Stefan annuisce soltanto.
Brian sospira, voltando attorno gli occhi ed osservando il cagnolino affannarsi a girare intorno al suo sgabello studiando il modo per cacciarlo fuori.
-Il tuo cane mi odia.- notifica indicando la bestiola.
Stefan non ribatte. Che lo pensi, se serve a farlo stare meglio.
Brian stende le gambe davanti a sé e si lascia cadere giù, mentre la cucciola si sposta rapida per osservarne sospettosa i movimenti. Per tutta la strada che fa a ritroso verso il salotto, il cane lo segue insieme con Stefan, si ferma a spiarlo quando Brian si ferma ad infilare il cappotto, e poi si siede di fianco alla porta aspettando che esca.
-Ci si vede, Stef.- saluta Brian.
Lui apre il battente tenendolo aperto accanto a sé.
-La prossima volta chiamami, per favore.- chiede nonostante sappia che è inutile.
Ed infatti Brian se ne va senza acconsentire alla sua richiesta.

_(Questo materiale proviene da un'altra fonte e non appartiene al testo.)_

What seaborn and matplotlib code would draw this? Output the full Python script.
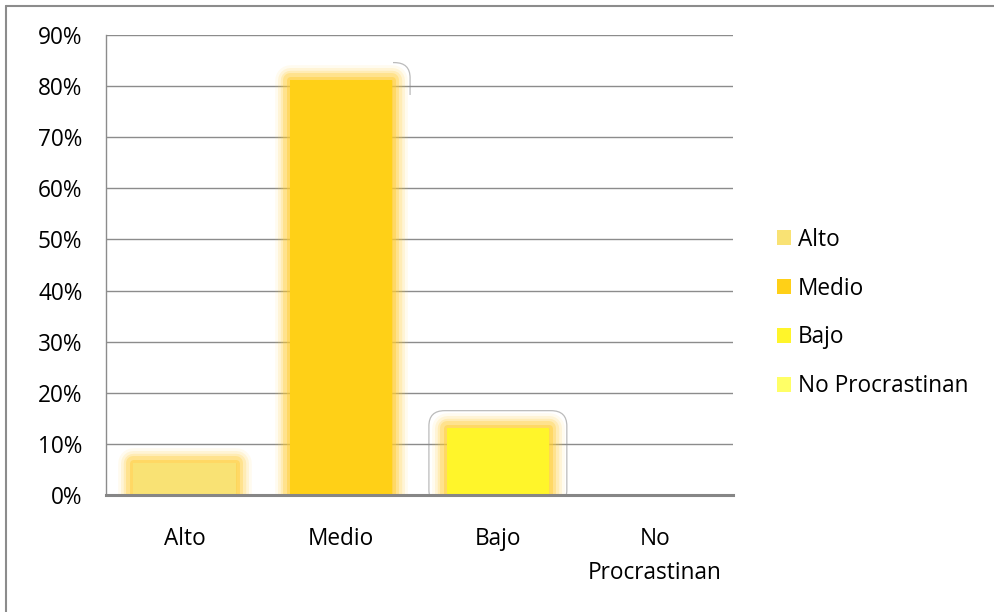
import matplotlib
matplotlib.use("Agg")
import matplotlib.pyplot as plt
import matplotlib.patheffects as pe
from matplotlib.patches import Patch, FancyBboxPatch, Rectangle
from matplotlib.lines import Line2D
from matplotlib.ticker import PercentFormatter, MultipleLocator
import seaborn as sns
import pandas as pd

categories = ["Alto", "Medio", "Bajo", "No Procrastinan"]
tick_labels = ["Alto", "Medio", "Bajo", "No\nProcrastinan"]
values = [6.3, 81.2, 13.1, 0.0]
colors = ["#F9E274", "#FFD017", "#FFF52A", "#FFFF66"]

sns.set_style("white")
plt.rcParams["font.family"] = ["Open Sans", "DejaVu Sans"]
plt.rcParams["text.color"] = "#000000"

FS = 16.3

fig = plt.figure(figsize=(9.94, 6.12), dpi=100)
ax = fig.add_axes([106 / 994, 117 / 612, 627 / 994, 460 / 612])

df = pd.DataFrame({"cat": categories, "val": values})
sns.barplot(data=df, x="cat", y="val", hue="cat", palette=colors,
            legend=False, width=0.655, ax=ax, saturation=1)

glow = "#FFCC33"
for p, v in zip(ax.patches, values):
    p.set_edgecolor("none")
    if v > 0:
        effects = []
        for w, a in [(22, 0.08), (18, 0.13), (14, 0.20), (10, 0.30), (5, 0.45)]:
            effects.append(pe.Stroke(linewidth=w, foreground=glow, alpha=a,
                                     joinstyle="round"))
        effects.append(pe.Normal())
        p.set_path_effects(effects)

# decorative rounded outlines around Medio and Bajo bars
for idx in (1, 2):
    p = ax.patches[idx]
    cx = p.get_x() + p.get_width() / 2
    top = values[idx] + 3.4
    box = FancyBboxPatch((cx - 0.44, -2), 0.88, top + 2,
                         boxstyle="round,pad=0,rounding_size=0.1",
                         mutation_aspect=30,
                         fill=False, edgecolor="#BBBBBB", linewidth=0.9,
                         zorder=0.5)
    ax.add_patch(box)
    if idx == 1:
        clip = Rectangle((cx + 0.33, values[idx] - 3), 0.2, 7,
                         transform=ax.transData)
        box.set_clip_path(clip)

ax.set_ylim(0, 90)
ax.yaxis.set_major_locator(MultipleLocator(10))
ax.yaxis.set_major_formatter(PercentFormatter(decimals=0))
ax.grid(axis="y", color="#8C8C8C", linewidth=1.0)
ax.set_axisbelow(True)
ax.set_xlabel("")
ax.set_ylabel("")
ax.set_xticks(range(len(categories)))
ax.set_xticklabels(tick_labels)
ax.tick_params(axis="both", length=0, labelsize=FS, labelcolor="#000000")
ax.tick_params(axis="x", pad=23)
ax.tick_params(axis="y", pad=17)
for lbl in ax.get_xticklabels():
    lbl.set_linespacing(1.55)

for s in ("top", "right"):
    ax.spines[s].set_visible(False)
ax.spines["left"].set_color("#8C8C8C")
ax.spines["left"].set_linewidth(1.0)
ax.spines["bottom"].set_color("#868686")
ax.spines["bottom"].set_linewidth(2.2)

handles = [Patch(facecolor=c, edgecolor="none", label=l)
           for c, l in zip(colors, categories)]
leg = fig.legend(handles=handles, loc="center left",
                 bbox_to_anchor=(757 / 994, 1 - 313 / 612), frameon=False,
                 fontsize=FS, handlelength=0.62, handleheight=0.62,
                 handletextpad=0.3, labelspacing=1.1)
for t in leg.get_texts():
    t.set_color("#000000")

# outer chart border (top and left only visible)
fig.add_artist(Line2D([6 / 994, 6 / 994], [0, 1 - 6 / 612],
                      transform=fig.transFigure, color="#8C8C8C", linewidth=1.5))
fig.add_artist(Line2D([6 / 994, 1], [1 - 6 / 612, 1 - 6 / 612],
                      transform=fig.transFigure, color="#8C8C8C", linewidth=1.5))

fig.savefig("out.png", dpi=100)
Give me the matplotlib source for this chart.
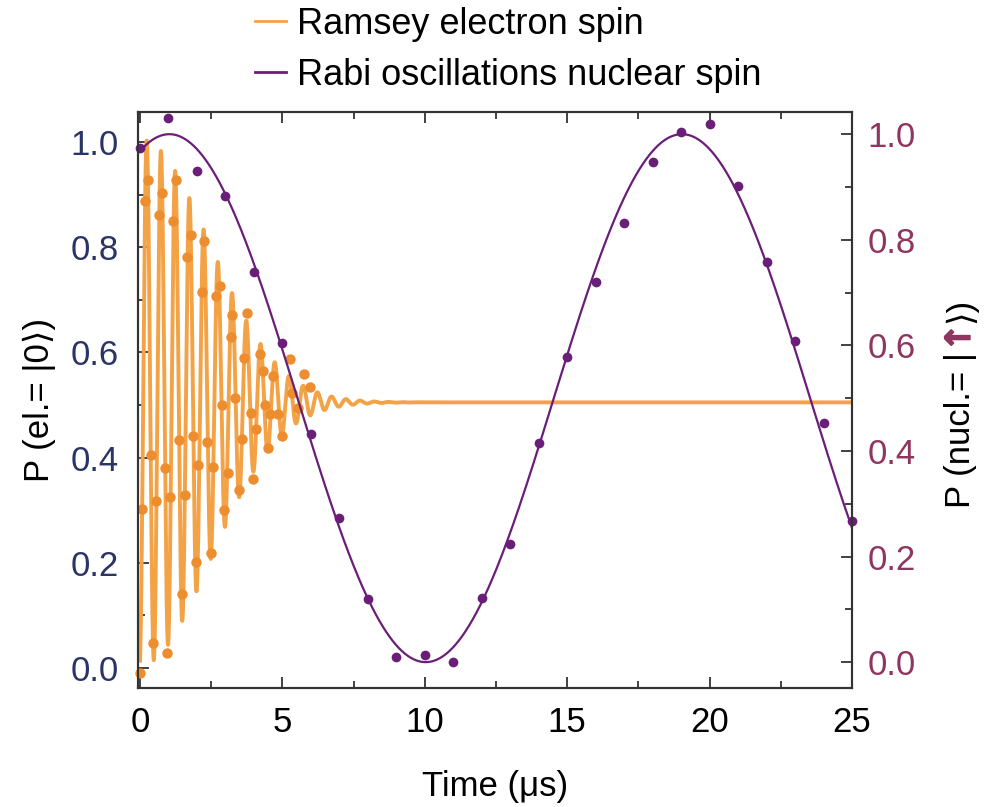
import numpy as np
import matplotlib
matplotlib.use("Agg")
import matplotlib.pyplot as plt
import matplotlib.patheffects as pe
from matplotlib.lines import Line2D
from matplotlib.ticker import MultipleLocator

plt.rcParams['font.family'] = ['Liberation Sans', 'DejaVu Sans']

# Ramsey fringes, electron spin (time in us, population of |0>)
ramsey_t = [0.00, 0.08, 0.18, 0.29, 0.38, 0.47, 0.56, 0.67, 0.76, 0.88,
            0.96, 1.05, 1.17, 1.26, 1.37, 1.46, 1.58, 1.66, 1.78, 1.87,
            1.96, 2.05, 2.19, 2.26, 2.36, 2.48, 2.57, 2.67, 2.81, 2.87,
            2.96, 3.08, 3.18, 3.24, 3.34, 3.49, 3.57, 3.65, 3.75, 3.89,
            3.96, 4.07, 4.21, 4.31, 4.39, 4.48, 4.56, 4.66, 4.85, 4.98,
            5.27, 5.33, 5.56, 5.76, 5.97]
ramsey_p = [-0.009, 0.302, 0.888, 0.927, 0.405, 0.047, 0.318, 0.861, 0.903, 0.381,
            0.029, 0.326, 0.850, 0.927, 0.434, 0.140, 0.329, 0.781, 0.824, 0.441,
            0.201, 0.386, 0.714, 0.812, 0.430, 0.219, 0.383, 0.708, 0.727, 0.500,
            0.301, 0.370, 0.629, 0.672, 0.514, 0.339, 0.435, 0.590, 0.675, 0.485,
            0.359, 0.454, 0.596, 0.564, 0.500, 0.418, 0.482, 0.555, 0.482, 0.441,
            0.587, 0.523, 0.495, 0.558, 0.534]

# Gaussian-damped Ramsey fit
ramsey_offset = 0.505
ramsey_amp = 0.5
ramsey_freq = 2.0      # MHz
ramsey_tpeak = 0.235   # us
ramsey_t2 = 3.45       # us

# Rabi oscillations, nuclear spin
rabi_t = list(range(26))
rabi_p = [0.973, 1.030, 0.930, 0.883, 0.739, 0.604, 0.432, 0.273, 0.119, 0.009,
          0.013, 0.000, 0.121, 0.223, 0.415, 0.578, 0.720, 0.831, 0.947, 1.004,
          1.019, 0.902, 0.758, 0.608, 0.453, 0.267]

rabi_offset = 0.5
rabi_amp = 0.5
rabi_period = 18.0     # us
rabi_tpeak = 1.03      # us

orange_line = '#F3A246'
orange_dot = '#EE8D2D'
purple = '#6A1E78'
navy = '#2B3467'
plum = '#8E3560'
spine_col = '#333333'
fs = 25

tt = np.linspace(0, 25, 6000)
ramsey_fit = ramsey_offset + ramsey_amp * np.exp(-(tt / ramsey_t2) ** 2) * \
    np.cos(2 * np.pi * ramsey_freq * (tt - ramsey_tpeak))
rabi_fit = rabi_offset + rabi_amp * np.cos(2 * np.pi * (tt - rabi_tpeak) / rabi_period)

fig = plt.figure(figsize=(9.86, 8.07), dpi=100)
ax = fig.add_axes([138 / 986, 1 - 688 / 807, (852 - 138) / 986, (688 - 112) / 807])
ax2 = ax.twinx()

ax.plot(tt, ramsey_fit, color=orange_line, lw=2.8, zorder=2)
ax.plot(ramsey_t, ramsey_p, 'o', color=orange_dot, ms=7.5, mec='none', zorder=3,
        clip_on=False)

ax2.plot(tt, rabi_fit, color=purple, lw=1.6)
ax2.plot(rabi_t, rabi_p, 'o', color=purple, ms=7, mec='none', clip_on=False)

ax.set_xlim(-0.07, 25)
ax.set_ylim(-0.038, 1.057)
ax2.set_ylim(-0.049, 1.042)

ax.xaxis.set_major_locator(MultipleLocator(5))
ax.xaxis.set_minor_locator(MultipleLocator(2.5))
for a in (ax, ax2):
    a.yaxis.set_major_locator(MultipleLocator(0.2))
    a.yaxis.set_minor_locator(MultipleLocator(0.1))
    a.yaxis.set_major_formatter(plt.FormatStrFormatter('%.1f'))
    for s in a.spines.values():
        s.set_linewidth(1.5)
        s.set_color(spine_col)

ax.tick_params(axis='x', which='both', direction='in', top=True, colors=spine_col,
               labelcolor='black', labelsize=fs, pad=13)
ax.tick_params(axis='y', which='both', direction='in', right=False, colors=spine_col,
               labelcolor=navy, labelsize=fs, pad=14)
ax2.tick_params(axis='y', which='both', direction='in', colors=spine_col,
                labelcolor=plum, labelsize=fs, pad=11)
for a in (ax, ax2):
    a.tick_params(which='major', length=8, width=1.3)
    a.tick_params(which='minor', length=5, width=1.3)

ax.set_xlabel('Time (μs)', fontsize=fs, labelpad=22)
ax.set_ylabel('P (el.= |0⟩)', fontsize=fs, labelpad=10)

# right axis label built from pieces so the arrow can be coloured
fig.canvas.draw()
renderer = fig.canvas.get_renderer()
pieces = [('P (nucl.= |', 'black', 'normal', fs, None),
          ('↑', plum, 'bold', fs, ['DejaVu Sans']),
          ('⟩)', 'black', 'normal', fs, None)]
lengths = []
for txt, col, w, size, fam in pieces:
    t = fig.text(0, 0, txt, rotation=90, fontsize=size, color=col, fontweight=w,
                 family=fam)
    lengths.append(t.get_window_extent(renderer).height)
    t.remove()
y_px = (807 - 403) - sum(lengths) / 2
x_px = 970
for (txt, col, w, size, fam), h in zip(pieces, lengths):
    t = fig.text(x_px / 986, y_px / 807, txt, rotation=90, rotation_mode='anchor',
                 fontsize=size, color=col, fontweight=w, family=fam,
                 ha='left', va='baseline')
    if col == plum:
        t.set_path_effects([pe.withStroke(linewidth=1.0, foreground=plum)])
    y_px += h

handles = [Line2D([], [], color=orange_line, lw=2),
           Line2D([], [], color=purple, lw=2)]
fig.legend(handles, ['Ramsey electron spin', 'Rabi oscillations nuclear spin'],
           loc='center left', bbox_to_anchor=(255 / 986, 1 - 50 / 807),
           frameon=False, fontsize=26, handlelength=0.85, handletextpad=0.3,
           labelspacing=0.44, borderpad=0, borderaxespad=0)

fig.savefig('out.png', dpi=100)
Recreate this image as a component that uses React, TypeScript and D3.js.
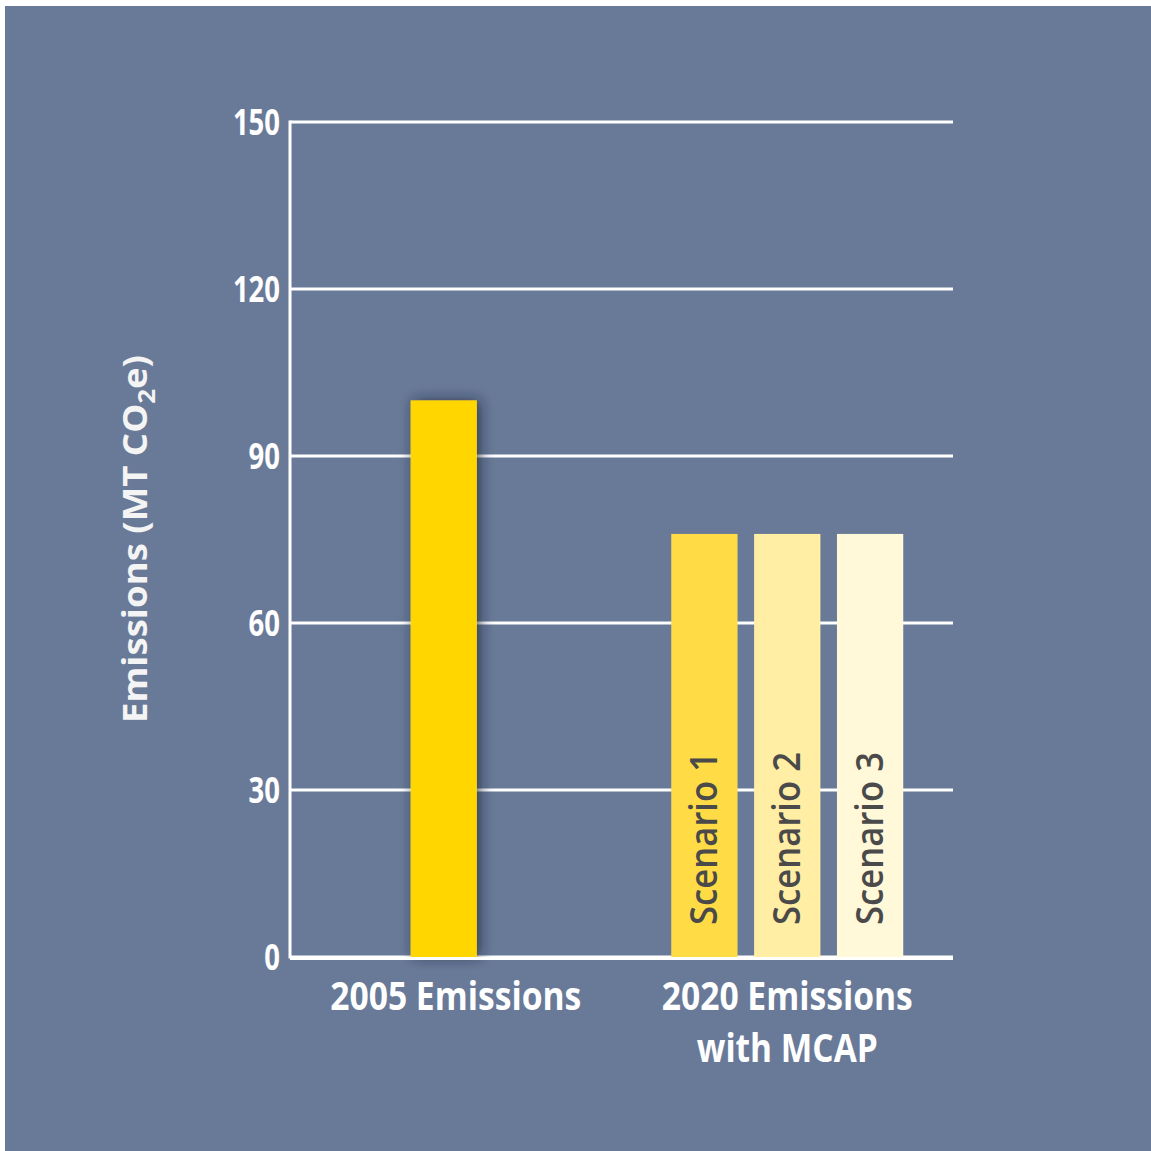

Continuerà a presentarsi lì a qualunque ora del giorno e della notte, senza nessun preavviso e senza nessun rispetto. Continuerà a farlo con l’arroganza prepotente di un bambino viziato. E sarà così fino a quando lui, Stefan, non si sarà riabituato ad averlo intorno e quelle apparizioni improvvise avranno smesso di essere motivo per desiderare di non essersi mai alzati dal divano.